Saturday, April 18, 2009

One Enchanted Evening

If you can dream it, you can do it. Walt Disney
Last night, Mikaela and another Grade 12 classmate put on a benefit show on behalf of the DI. The evening included artworks by Mikaela and her co-organizer, Amelia, as well as guest artists and performers.

When Mikaela, a Grade 12 student at Ernest Manning High School, first approached me with her idea to hold an evening of music, art and poetry on behalf of the DI, I suggested using the multi-purpose room at the shelter, a large airy and bright room on our sixth floor. The view is inspiring, the space lofty. The windows over-look the valley where the Bow River serpentines through the city. Houses step up the hillside on the other side of the river and trees promenade along the skyline amidst lush and verdant parkland.

When Mikaela first suggested the show, I thought, "What a lovely idea."

What I didn't have was an idea of how beautiful an evening she would create.

At 1pm, when Mikaela and her friends arrived to set-up, the room was open and bare. By the time they finished mounting their artworks, along with pieces from the artists of the Wild Rose Studio at the DI, the room was filled with spirit, with imagination, with dreams spilling out into the hallway where the client artists filled the space with vibrant paintings and photos, pen and ink drawings and soapstone sculptures.

It was One enchanted evening.

There is something heartfelt and touching about a young woman who has a vision and then sets out to make it happen without any muss or fuss. Without long, drawn out committee meetings where agendas are set and Visio charts constructed to ensure fiscal and corporate accountability are measured against clearly defined outcomes and expectations.

There is something refreshing in having no expectations other than to open a space for someone to create one enchanted evening.

For Mikaela and her co-host, the evening was an adjudicated event they needed to create to complete their Fine and Performing Arts Certification before graduating high school. They could have simply put on a show at school and called it done.

Instead, Mikaela wanted to make a difference. She wanted to be the change she wants to see in the world.

And she was.

The guests mostly included friends and families of the students involved as well as some staff and volunteers.

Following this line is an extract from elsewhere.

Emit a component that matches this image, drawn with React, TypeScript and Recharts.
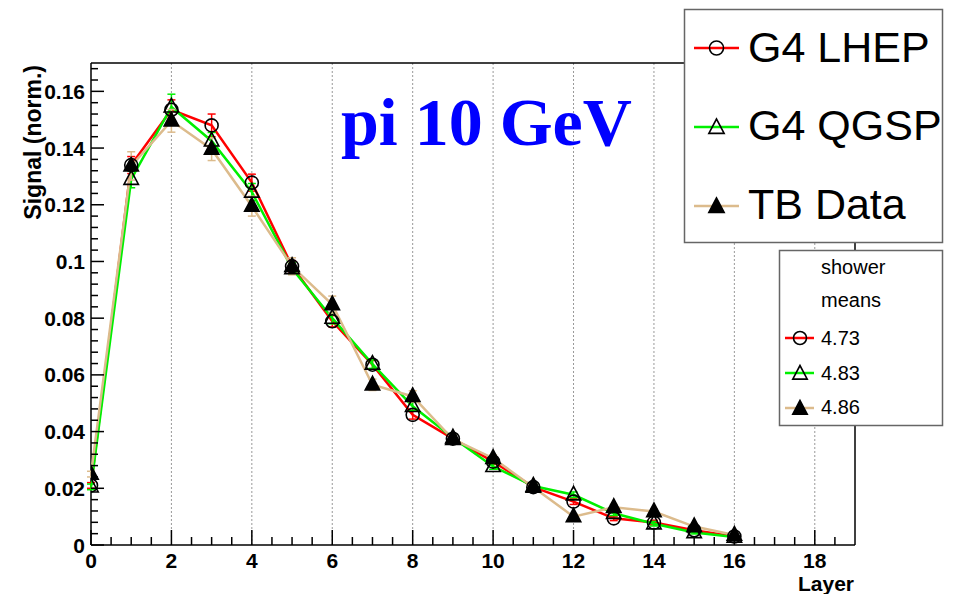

For many, when they arrived at the shelter, most of them were surprised to find themselves in a place they never imagined they would be.

"Our clients are the same," I told one woman who mentioned she was taken aback when she walked through our front doors. "Being in a homeless shelter is never something they dreamed would ever happen to them."

"My daughters got a different perspective on life this evening," she said.

"It's the same for our clients," I replied. "The first time they come here, they are in shock. Frightened. Confused. Their lives are crumbling around them. Their hopes are dashed. They don't want to be in a shelter, yet, here they are."

Here they are. Struggling to find themselves. Searching for answers. Hungering for a way out of despair back to hope, to possibility, to dreams unfolding.

Last night, Mikaela brought hope alive with her heartfelt desire to make change happen. She raised some money, brought in some clothing and food donations. At one point, the musicians who are part of our recording of Stand by Me, performed and one of Mikaela's friends, a saxophone player, joined them on stage. They'd never rehearsed together, and yet, with the fluidness of water flowing in the river below, they joined together to create beauty in the notes they played. There was no us and them. No my side of the street is different than yours. There was simply the joining together to create something of value, of worth. Something different.

Some of the client artists sold art pieces, some made connections, chatted and talked about their lives and dreams and hopes. Some simply stood back and enjoyed the happenings going on. No matter where they were in the room, where they stood or watched and listened, no one was unchanged by what was going on. No one was untouched by the enchantment of the evening.

It doesn't take much to start change happening in the world. In Mikaela's open and honest sharing of her talents, her gifts and beauty, the world became a better place last night.

As Mahatma Gandhi implored many years ago, may we all become the change we want to see in the world.

Thank you Mikaela, Amelia, all the guest artists, the performers and guests who came out to support In Chorus. You created a changed world at the DI.